— Start of TASK INPUTS —

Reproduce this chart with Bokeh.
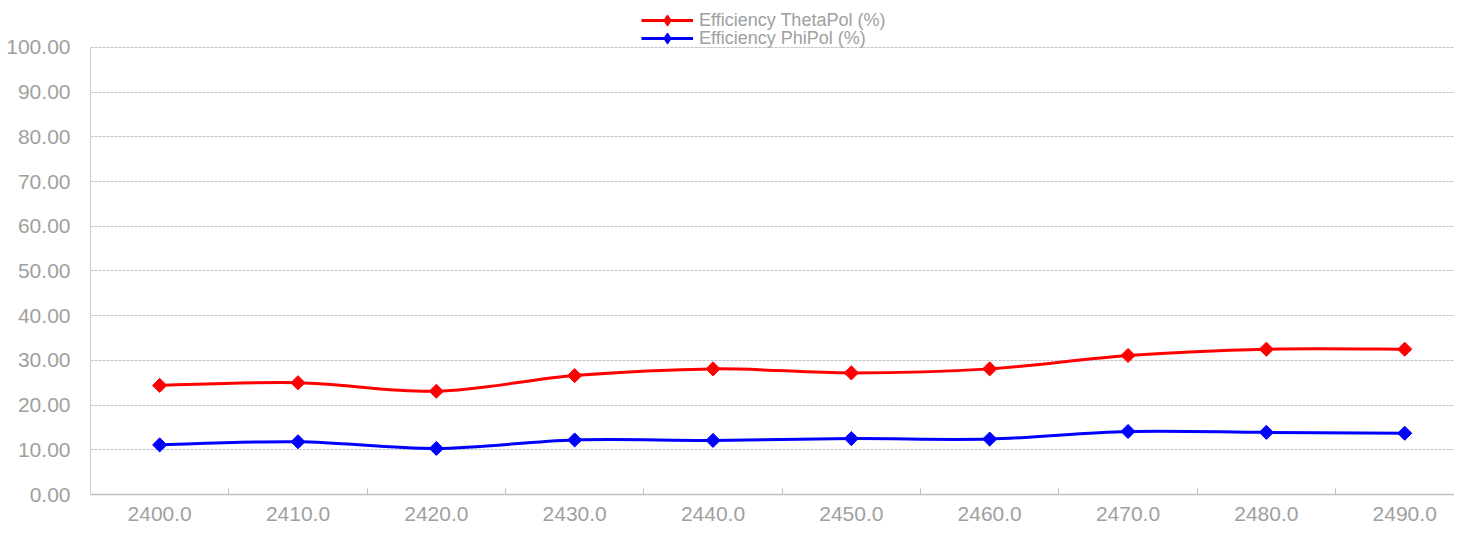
import numpy as np
from bokeh.plotting import figure
from bokeh.models import (Range1d, FixedTicker, PrintfTickFormatter, Legend, LegendItem,
                          ColumnDataSource)
from bokeh.embed import file_html
from bokeh.resources import INLINE

# ---- data ----
freqs = [2400, 2410, 2420, 2430, 2440, 2450, 2460, 2470, 2480, 2490]
x_labels = ["2400.0", "2410.0", "2420.0", "2430.0", "2440.0",
            "2450.0", "2460.0", "2470.0", "2480.0", "2490.0"]
theta_eff = [24.4, 25.0, 23.1, 26.6, 28.1, 27.2, 28.1, 31.1, 32.5, 32.5]
phi_eff = [11.1, 11.8, 10.3, 12.2, 12.1, 12.5, 12.4, 14.1, 13.9, 13.7]
series_names = ["Efficiency ThetaPol (%)", "Efficiency PhiPol (%)"]
y_ticks = [0, 10, 20, 30, 40, 50, 60, 70, 80, 90, 100]

FONT = "Liberation Sans"
TXT = "#a0a0a0"


def smooth_segments(xs, ys):
    """Bezier segments (Catmull-Rom style smoothing) through the data points."""
    xs = np.asarray(xs, float)
    ys = np.asarray(ys, float)
    n = len(xs)
    px = np.concatenate([[xs[0]], xs, [xs[-1]]])
    py = np.concatenate([[ys[0]], ys, [ys[-1]]])
    d = dict(x0=[], y0=[], x1=[], y1=[], cx0=[], cy0=[], cx1=[], cy1=[])
    for i in range(n - 1):
        p0x, p0y = px[i], py[i]
        p1x, p1y = px[i + 1], py[i + 1]
        p2x, p2y = px[i + 2], py[i + 2]
        p3x, p3y = px[i + 3], py[i + 3]
        d["x0"].append(p1x); d["y0"].append(p1y)
        d["x1"].append(p2x); d["y1"].append(p2y)
        d["cx0"].append(p1x + (p2x - p0x) / 6.0)
        d["cy0"].append(p1y + (p2y - p0y) / 6.0)
        d["cx1"].append(p2x - (p3x - p1x) / 6.0)
        d["cy1"].append(p2y - (p3y - p1y) / 6.0)
    return ColumnDataSource(d)


p = figure(width=1454, height=524, output_backend="svg", toolbar_location=None,
           x_range=Range1d(2395, 2493.6), y_range=Range1d(0, 110.5),
           min_border_left=90, min_border_right=0, min_border_top=0, min_border_bottom=30)
p.outline_line_color = None
p.background_fill_color = "white"
p.border_fill_color = "white"

# grid
p.xgrid.grid_line_color = None
p.ygrid.ticker = FixedTicker(ticks=y_ticks)
p.ygrid.grid_line_color = "#c4c4c4"
p.ygrid.grid_line_dash = "3 1"
p.ygrid.grid_line_width = 1

# axes
p.xaxis.ticker = FixedTicker(ticks=freqs, minor_ticks=[f + 5 for f in freqs[:-1]])
p.xaxis.major_label_overrides = {f: lab for f, lab in zip(freqs, x_labels)}
p.xaxis.major_tick_line_color = None
p.xaxis.minor_tick_in = 6
p.xaxis.minor_tick_out = 0
p.xaxis.minor_tick_line_color = "#bfbfbf"
p.xaxis.axis_line_color = "#bfbfbf"
p.xaxis.axis_line_width = 1.5
p.xaxis.major_label_text_font = FONT
p.xaxis.major_label_text_font_size = "21px"
p.xaxis.major_label_text_color = TXT
p.xaxis.major_label_standoff = 6

p.yaxis.ticker = FixedTicker(ticks=y_ticks)
p.yaxis.bounds = (0, 100)
p.yaxis.formatter = PrintfTickFormatter(format="%.2f")
p.yaxis.major_tick_line_color = None
p.yaxis.minor_tick_line_color = None
p.yaxis.axis_line_color = "#cfcfcf"
p.yaxis.major_label_text_font = FONT
p.yaxis.major_label_text_font_size = "21px"
p.yaxis.major_label_text_color = TXT
p.yaxis.major_label_standoff = 14

legend_rows_y = [460, 442]  # legend box positions (pixels from frame bottom)
for name, vals, col, ly in [(series_names[0], theta_eff, "#ff0000", legend_rows_y[0]),
                            (series_names[1], phi_eff, "#0000ff", legend_rows_y[1])]:
    src = smooth_segments(freqs, vals)
    b = p.bezier(x0="x0", y0="y0", x1="x1", y1="y1", cx0="cx0", cy0="cy0",
                 cx1="cx1", cy1="cy1", source=src, line_color=col, line_width=3)
    p.scatter(freqs, vals, marker="square", angle=np.pi / 4, size=10,
              fill_color=col, line_color=col)
    # legend proxy (an undrawn point) so that the legend shows a diamond symbol
    proxy = p.scatter(x=[np.nan], y=[np.nan], marker="diamond", size=11,
                      fill_color=col, line_color=col)
    leg = Legend(items=[LegendItem(label=name, renderers=[b, proxy])],
                 orientation="vertical", location=(551, ly),
                 margin=0, padding=0, spacing=0, label_height=28, glyph_height=28,
                 glyph_width=52, label_standoff=6,
                 label_text_font=FONT, label_text_font_size="18px",
                 label_text_color=TXT, border_line_color=None,
                 background_fill_alpha=0)
    p.add_layout(leg, "center")

open("out.html", "w").write(file_html(p, INLINE))
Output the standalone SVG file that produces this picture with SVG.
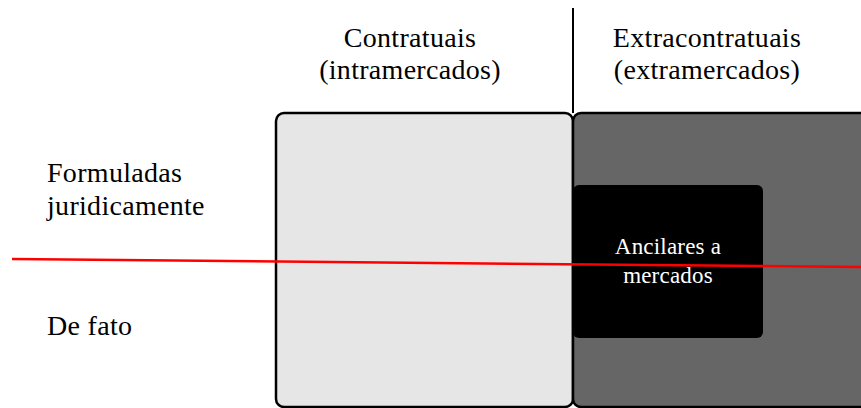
<svg xmlns="http://www.w3.org/2000/svg" width="861" height="408" viewBox="0 0 861 408">
<style>
text{font-family:"Liberation Serif","DejaVu Serif",serif;font-size:28px;letter-spacing:0.3px;fill:#000}
.c{text-anchor:middle}
.w{fill:#fff;font-size:23px;letter-spacing:0.2px}
.box{stroke:#000;stroke-width:2.5}
</style>
<rect width="861" height="408" fill="#fff"/>
<g id="contratuais"><rect class="box" x="276" y="113" width="297" height="294" rx="8" fill="#e6e6e6"/></g>
<g id="extracontratuais"><rect class="box" x="573" y="113" width="300" height="294" rx="8" fill="#666666"/></g>
<g id="ancilares"><rect x="573" y="185" width="190" height="153" rx="6" fill="#000"/>
<text class="c w" x="668" y="254">Ancilares a</text>
<text class="c w" x="668" y="283">mercados</text></g>
<g id="connectors">
<line x1="573" y1="8" x2="573" y2="113" stroke="#000" stroke-width="2"/>
<line x1="12" y1="259" x2="861" y2="267" stroke="#ff0000" stroke-width="2.5"/>
</g>
<g id="labels">
<text class="c" x="410" y="47">Contratuais</text>
<text class="c" x="410" y="79">(intramercados)</text>
<text class="c" x="707" y="47">Extracontratuais</text>
<text class="c" x="707" y="79">(extramercados)</text>
<text x="47" y="182">Formuladas</text>
<text x="47" y="215">juridicamente</text>
<text x="47" y="335">De fato</text>
</g>
</svg>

— End of TASK INPUTS —

- **WHAT YOU WILL DO**: Skip the pictures. Restate exactly the lines from the start of the entries through the line containing "from bokeh.resources import INLINE", both ends included.

- **SOLUTION TO THIS TASK**:
Reproduce this chart with Bokeh.
import numpy as np
from bokeh.plotting import figure
from bokeh.models import (Range1d, FixedTicker, PrintfTickFormatter, Legend, LegendItem,
                          ColumnDataSource)
from bokeh.embed import file_html
from bokeh.resources import INLINE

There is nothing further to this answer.